American Artist Barbara Kruger to Appropriate AGO Façade - II

Public installations of Kruger’s instantly recognizable work have punctuated galleries, museums, municipal buildings, train stations, parks, buses, and billboards around the world. Her work is part of the permanent collections of the MoMA, the Guggenheim, Tate Modern, the Whitney, and the AGO, among other institutions.

“Barbara Kruger’s graphic works—declarative texts juxtaposed with found images—point to photography’s complicity in reinforcing ideologies of power and control, in maintaining gender stereotypes, and in stimulating consumer desire,” says AGO assistant curator of photography Sophie Hackett. “In light of CONTACT’s 2010 theme, and as the boundaries between advertising, journalism, and entertainment shift and blur, it feels like the right time to consider Kruger’s potent messages.”

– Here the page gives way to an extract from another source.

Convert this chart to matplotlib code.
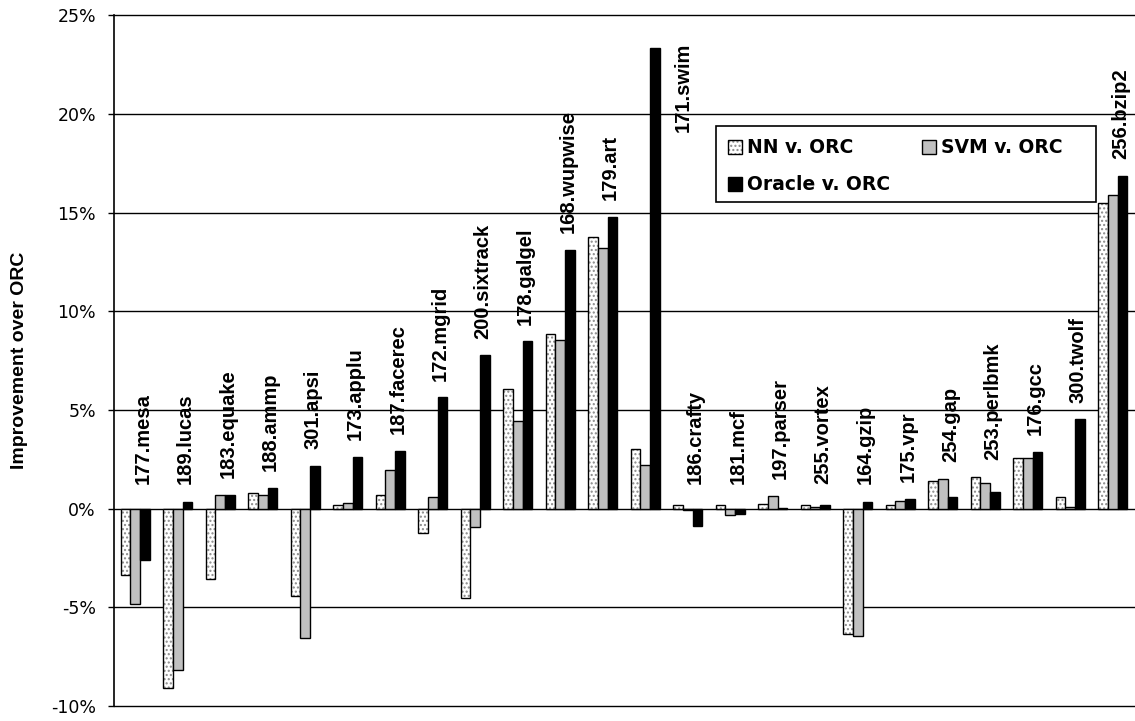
import matplotlib
matplotlib.use("Agg")
import matplotlib.pyplot as plt
from matplotlib.patches import Patch, Rectangle
from matplotlib.ticker import FuncFormatter
import numpy as np

benchmarks = ["177.mesa", "189.lucas", "183.equake", "188.ammp", "301.apsi",
              "173.applu", "187.facerec", "172.mgrid", "200.sixtrack", "178.galgel",
              "168.wupwise", "179.art", "171.swim", "186.crafty", "181.mcf",
              "197.parser", "255.vortex", "164.gzip", "175.vpr", "254.gap",
              "253.perlbmk", "176.gcc", "300.twolf", "256.bzip2"]

nn_vs_orc = [-3.34, -9.1, -3.58, 0.8, -4.41, 0.2, 0.68, -1.24, -4.55, 6.05,
             8.84, 13.77, 3.02, 0.18, 0.2, 0.23, 0.2, -6.36, 0.16, 1.39,
             1.61, 2.55, 0.57, 15.5]
svm_vs_orc = [-4.85, -8.2, 0.71, 0.69, -6.56, 0.3, 1.97, 0.61, -0.91, 4.43,
              8.57, 13.2, 2.23, -0.09, -0.3, 0.64, 0.1, -6.45, 0.39, 1.52,
              1.32, 2.55, 0.07, 15.9]
oracle_vs_orc = [-2.58, 0.32, 0.71, 1.07, 2.15, 2.61, 2.93, 5.64, 7.77, 8.48,
                 13.1, 14.8, 23.35, -0.86, -0.27, 0.05, 0.2, 0.32, 0.48, 0.61,
                 0.84, 2.89, 4.52, 16.86]

series_names = ["NN v. ORC", "SVM v. ORC", "Oracle v. ORC"]
y_ticks = [-10, -5, 0, 5, 10, 15, 20, 25]

W, H = 1135, 721
fig = plt.figure(figsize=(W / 100, H / 100), dpi=100)
ax = fig.add_axes([114 / W, 1 - 706 / H, (1134 - 114) / W, (706 - 15.3) / H])

x = np.arange(len(benchmarks))
bw = 0.228
edge_lw = 1.0

# NN bars: white with grey stipple, outlined in black
ax.bar(x - bw, nn_vs_orc, bw, facecolor="white", edgecolor="#8a8a8a",
       hatch="....", linewidth=0, zorder=3)
ax.bar(x - bw, nn_vs_orc, bw, fill=False, edgecolor="black",
       linewidth=edge_lw, zorder=4)
ax.bar(x, svm_vs_orc, bw, facecolor="#c0c0c0", edgecolor="black",
       linewidth=edge_lw, zorder=4)
ax.bar(x + bw, oracle_vs_orc, bw, facecolor="black", edgecolor="black",
       linewidth=edge_lw, zorder=4)

ax.set_xlim(-0.5, len(benchmarks) - 0.5)
ax.set_ylim(-10, 25)
ax.set_yticks(y_ticks)
ax.yaxis.set_major_formatter(FuncFormatter(lambda v, p: f"{v:.0f}%"))
ax.tick_params(axis="y", direction="out", length=4, width=1, pad=9,
               labelsize=12.5, colors="black")
for lab in ax.get_yticklabels():
    lab.set_family("DejaVu Sans")
ax.set_xticks([])

for s in ("top", "right", "bottom"):
    ax.spines[s].set_visible(False)
ax.spines["left"].set_linewidth(1.2)
ax.yaxis.grid(True, color="black", linewidth=1.0, zorder=0)
for gl in ax.get_ygridlines():
    gl.set_clip_on(False)
ax.set_axisbelow(True)

ax.set_ylabel("Improvement over ORC", fontsize=14, fontweight="bold",
              family="Liberation Sans")
ax.yaxis.set_label_coords(-0.084, 0.5)

# Benchmark names written vertically above each group
for i, name in enumerate(benchmarks):
    top = max(nn_vs_orc[i], svm_vs_orc[i], oracle_vs_orc[i], 0)
    if top > 20:
        ax.text(i + 0.89, top + 0.25, name, rotation=90, ha="center", va="top",
                fontsize=14.5, fontweight="bold", family="Liberation Sans", zorder=5)
    else:
        ax.text(i + 0.18, max(top + 0.85, 1.25), name, rotation=90,
                ha="center", va="bottom", fontsize=14.5, fontweight="bold",
                family="Liberation Sans", zorder=5)

# Legend box drawn as a plain rectangle, entries placed inside it
lx0, ly0, lw_, lh_ = 716 / W, 1 - 202 / H, 380 / W, 76 / H
fig.patches.append(Rectangle((lx0, ly0), lw_, lh_, transform=fig.transFigure,
                             facecolor="white", edgecolor="black",
                             linewidth=1.2, zorder=3))

h_nn = (Patch(facecolor="white", edgecolor="#8a8a8a", hatch="....", linewidth=0),
        Patch(fill=False, edgecolor="black", linewidth=edge_lw))
h_svm = Patch(facecolor="#c0c0c0", edgecolor="black", linewidth=edge_lw)
h_or = Patch(facecolor="black", edgecolor="black", linewidth=edge_lw)

leg = fig.legend([h_nn, h_or, h_svm],
                 [series_names[0], series_names[2], series_names[1]],
                 ncol=2, loc="upper left",
                 bbox_to_anchor=(lx0, ly0 + lh_),
                 bbox_transform=fig.transFigure, frameon=False,
                 handlelength=0.75, handleheight=0.75, handletextpad=0.25,
                 labelspacing=0.96, borderpad=0.65, borderaxespad=0,
                 columnspacing=1.7,
                 prop={"family": "DejaVu Sans", "weight": "bold", "size": 13.5})
leg.set_zorder(6)

fig.savefig("out.png", dpi=100, facecolor="white")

Born in Newark, New Jersey, Kruger trained at Syracuse University and the Parsons School of Design in New York in the mid-1960s before pursuing a successful career as a graphic designer and art director for such magazines as Mademoiselle and House and Garden. By the 1980s, she had transmuted that training into her artworks, developing an unmistakable — and unforgettable — style. Kruger continues to exhibit her work internationally. She lives and works in New York and Los Angeles, and is represented by the Mary Boone Gallery, New York.